■ **Your goal**
In the lines below, output everything from the first line through the line containing "risk_years = [0, 1, 2, 3]" exactly as it is. Pictures are not part of the output.
▬▬▬▬▬▬▬▬▬▬
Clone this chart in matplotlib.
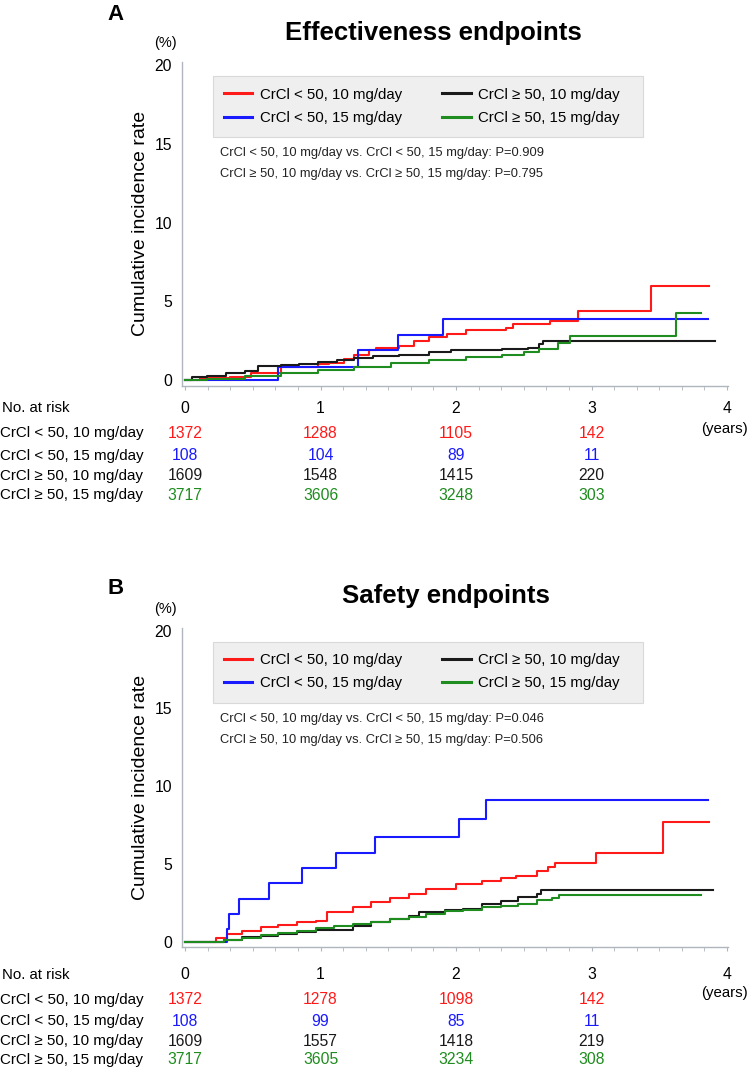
import matplotlib
matplotlib.use("Agg")
import matplotlib.pyplot as plt
from matplotlib.ticker import MultipleLocator
from matplotlib.transforms import blended_transform_factory
from matplotlib.patches import Rectangle

plt.rcParams['font.family'] = ['Liberation Sans', 'DejaVu Sans']

W, H = 749, 1071

# ---- data ----
groups = ["CrCl < 50, 10 mg/day", "CrCl < 50, 15 mg/day",
          "CrCl \u2265 50, 10 mg/day", "CrCl \u2265 50, 15 mg/day"]
colors = ["#ff1a1a", "#1a1aff", "#1a1a1a", "#1e8c1e"]
years = [0, 1, 2, 3, 4]
risk_years = [0, 1, 2, 3]

# A: effectiveness endpoints
A_red_t = [0, 0.11, 0.33, 0.49, 0.71, 0.98, 1.06, 1.17, 1.25, 1.36, 1.41, 1.58, 1.69, 1.80, 1.93, 2.07, 2.37, 2.42, 2.69, 2.90, 3.44, 3.87]
A_red_y = [0, 0.10, 0.21, 0.42, 0.83, 1.00, 1.08, 1.35, 1.56, 1.88, 2.04, 2.19, 2.50, 2.75, 2.92, 3.17, 3.29, 3.54, 3.75, 4.38, 5.98, 5.98]
A_blue_t = [0, 0.69, 1.28, 1.57, 1.905, 3.86]
A_blue_y = [0, 0.85, 1.88, 2.85, 3.90, 3.90]
A_black_t = [0, 0.05, 0.16, 0.30, 0.44, 0.54, 0.71, 0.84, 0.98, 1.12, 1.25, 1.39, 1.58, 1.80, 1.96, 2.34, 2.53, 2.61, 2.64, 3.91]
A_black_y = [0, 0.17, 0.25, 0.42, 0.56, 0.88, 0.94, 1.04, 1.15, 1.25, 1.42, 1.50, 1.56, 1.77, 1.92, 1.98, 2.04, 2.29, 2.50, 2.50]
A_green_t = [0, 0.16, 0.44, 0.71, 0.98, 1.25, 1.52, 1.80, 2.07, 2.34, 2.50, 2.61, 2.75, 2.84, 3.62, 3.81]
A_green_y = [0, 0.04, 0.25, 0.46, 0.63, 0.83, 1.08, 1.29, 1.46, 1.60, 1.77, 1.98, 2.33, 2.81, 4.27, 4.27]
A_risk_red = [1372, 1288, 1105, 142]
A_risk_blue = [108, 104, 89, 11]
A_risk_black = [1609, 1548, 1415, 220]
A_risk_green = [3717, 3606, 3248, 303]
A_pvals = ["CrCl < 50, 10 mg/day vs. CrCl < 50, 15 mg/day: P=0.909",
           "CrCl \u2265 50, 10 mg/day vs. CrCl \u2265 50, 15 mg/day: P=0.795"]

# B: safety endpoints
B_red_t = [0, 0.23, 0.31, 0.42, 0.56, 0.69, 0.83, 0.97, 1.05, 1.24, 1.37, 1.51, 1.65, 1.78, 2.00, 2.19, 2.33, 2.44, 2.60, 2.68, 2.73, 3.03, 3.53, 3.87]
B_red_y = [0, 0.21, 0.49, 0.71, 0.92, 1.07, 1.24, 1.35, 1.88, 2.20, 2.53, 2.78, 3.06, 3.38, 3.70, 3.92, 4.07, 4.24, 4.52, 4.78, 5.05, 5.70, 7.67, 7.67]
B_blue_t = [0, 0.313, 0.327, 0.395, 0.618, 0.865, 1.116, 1.401, 2.019, 2.223, 3.856]
B_blue_y = [0, 0.81, 1.78, 2.74, 3.75, 4.71, 5.70, 6.75, 7.86, 9.12, 9.12]
B_black_t = [0, 0.29, 0.42, 0.56, 0.69, 0.83, 0.97, 1.24, 1.37, 1.51, 1.65, 1.73, 1.92, 2.05, 2.19, 2.33, 2.46, 2.60, 2.63, 3.90]
B_black_y = [0, 0.11, 0.28, 0.34, 0.49, 0.64, 0.77, 1.03, 1.28, 1.46, 1.67, 1.93, 2.06, 2.10, 2.42, 2.63, 2.85, 3.06, 3.34, 3.34]
B_green_t = [0, 0.29, 0.42, 0.56, 0.69, 0.83, 0.97, 1.10, 1.24, 1.37, 1.51, 1.65, 1.78, 1.92, 2.05, 2.19, 2.33, 2.46, 2.60, 2.71, 2.76, 3.81]
B_green_y = [0, 0.11, 0.21, 0.39, 0.54, 0.71, 0.86, 0.99, 1.13, 1.28, 1.46, 1.56, 1.78, 1.95, 2.06, 2.21, 2.31, 2.42, 2.68, 2.78, 3.00, 3.00]
B_risk_red = [1372, 1278, 1098, 142]
B_risk_blue = [108, 99, 85, 11]
B_risk_black = [1609, 1557, 1418, 219]
B_risk_green = [3717, 3605, 3234, 308]
B_pvals = ["CrCl < 50, 10 mg/day vs. CrCl < 50, 15 mg/day: P=0.046",
           "CrCl \u2265 50, 10 mg/day vs. CrCl \u2265 50, 15 mg/day: P=0.506"]


def fx(x):
    return x / W


def fy(y):
    return 1 - y / H


fig = plt.figure(figsize=(W / 100, H / 100), dpi=100)


def panel(letter, letter_y, title, title_x, title_y, top, bottom, curves, risks, pvals,
          lab_y, rows_y, years_y, pad):
    ax = fig.add_axes([fx(181.6), fy(bottom), fx(728.4) - fx(181.6), fy(top) - fy(bottom)])
    for (t, y), c in zip(curves, colors):
        ax.plot(t, y, drawstyle="steps-post", color=c, lw=1.5)
    ax.set_xlim(-0.025, 4.01)
    ax.set_ylim(-0.35, 20.2)
    for s in ["top", "right"]:
        ax.spines[s].set_visible(False)
    for s in ["left", "bottom"]:
        ax.spines[s].set_color("#b0b6bd")
        ax.spines[s].set_linewidth(1.0)
    ax.set_yticks([0, 5, 10, 15, 20])
    ax.tick_params(axis="y", length=0, pad=7, labelsize=11.3)
    ax.set_xticks(years)
    ax.xaxis.set_minor_locator(MultipleLocator(1 / 6))
    ax.tick_params(axis="x", which="both", length=3, color="#b0b6bd", direction="out",
                   labelsize=11.3, pad=pad)
    ax.set_ylabel("Cumulative incidence rate", fontsize=14, labelpad=4)

    fig.text(fx(116), fy(letter_y), letter, fontsize=16, fontweight="bold", ha="center", va="center")
    fig.text(fx(title_x), fy(title_y), title, fontsize=18.5, fontweight="bold", ha="center", va="center")
    fig.text(fx(165), fy(top - 19), "(%)", fontsize=10.5, ha="center", va="center")

    # legend box (grey panel behind the legend entries)
    ax.add_patch(Rectangle((fx(213.5), fy(top + 75)), fx(643) - fx(213.5), fy(top + 14) - fy(top + 75),
                           transform=fig.transFigure, facecolor="#efefef", edgecolor="#d9d9d9",
                           lw=0.8, clip_on=False, zorder=0.5))
    leg = ax.legend(groups, loc="upper left", ncol=2,
                    bbox_to_anchor=(fx(223.5), fy(top + 25.5)),
                    bbox_transform=fig.transFigure, fontsize=10.8, frameon=False,
                    handlelength=1.9, handletextpad=0.5, borderpad=0, labelspacing=0.62,
                    borderaxespad=0, columnspacing=2.7)
    leg.set_zorder(5)
    for h in leg.legend_handles:
        h.set_linewidth(2.2)

    for i, p in enumerate(pvals):
        fig.text(fx(220), fy(top + 91 + 21 * i), p, fontsize=9.3, ha="left", va="center", color="#222222")

    tr = blended_transform_factory(ax.transData, fig.transFigure)
    fig.text(fx(2), fy(lab_y), "No. at risk", fontsize=10.8, ha="left", va="center")
    ax.text(3.98, fy(years_y), "(years)", transform=tr, fontsize=10.8, ha="center", va="center")
    for row_y, g, r, c in zip(rows_y, groups, risks, colors):
        fig.text(fx(0), fy(row_y), g, fontsize=10.9, ha="left", va="center")
        for yr, n in zip(risk_years, r):
            ax.text(yr, fy(row_y), str(n), transform=tr, fontsize=11.3, ha="center", va="center", color=c)
    return ax


panel("A", 15, "Effectiveness endpoints", 433, 33, 62, 385.5,
      [(A_red_t, A_red_y), (A_blue_t, A_blue_y), (A_black_t, A_black_y), (A_green_t, A_green_y)],
      [A_risk_red, A_risk_blue, A_risk_black, A_risk_green], A_pvals,
      408, [433, 456, 476, 495], 429, 8.0)

panel("B", 588, "Safety endpoints", 446, 596, 627.6, 947,
      [(B_red_t, B_red_y), (B_blue_t, B_blue_y), (B_black_t, B_black_y), (B_green_t, B_green_y)],
      [B_risk_red, B_risk_blue, B_risk_black, B_risk_green], B_pvals,
      975, [1000, 1021, 1041, 1060], 993, 11.5)

fig.savefig("out.png", dpi=100)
▬▬▬▬▬▬▬▬▬▬
■ **Result of this exercise**
Clone this chart in matplotlib.
import matplotlib
matplotlib.use("Agg")
import matplotlib.pyplot as plt
from matplotlib.ticker import MultipleLocator
from matplotlib.transforms import blended_transform_factory
from matplotlib.patches import Rectangle

plt.rcParams['font.family'] = ['Liberation Sans', 'DejaVu Sans']

W, H = 749, 1071

# ---- data ----
groups = ["CrCl < 50, 10 mg/day", "CrCl < 50, 15 mg/day",
          "CrCl \u2265 50, 10 mg/day", "CrCl \u2265 50, 15 mg/day"]
colors = ["#ff1a1a", "#1a1aff", "#1a1a1a", "#1e8c1e"]
years = [0, 1, 2, 3, 4]
risk_years = [0, 1, 2, 3]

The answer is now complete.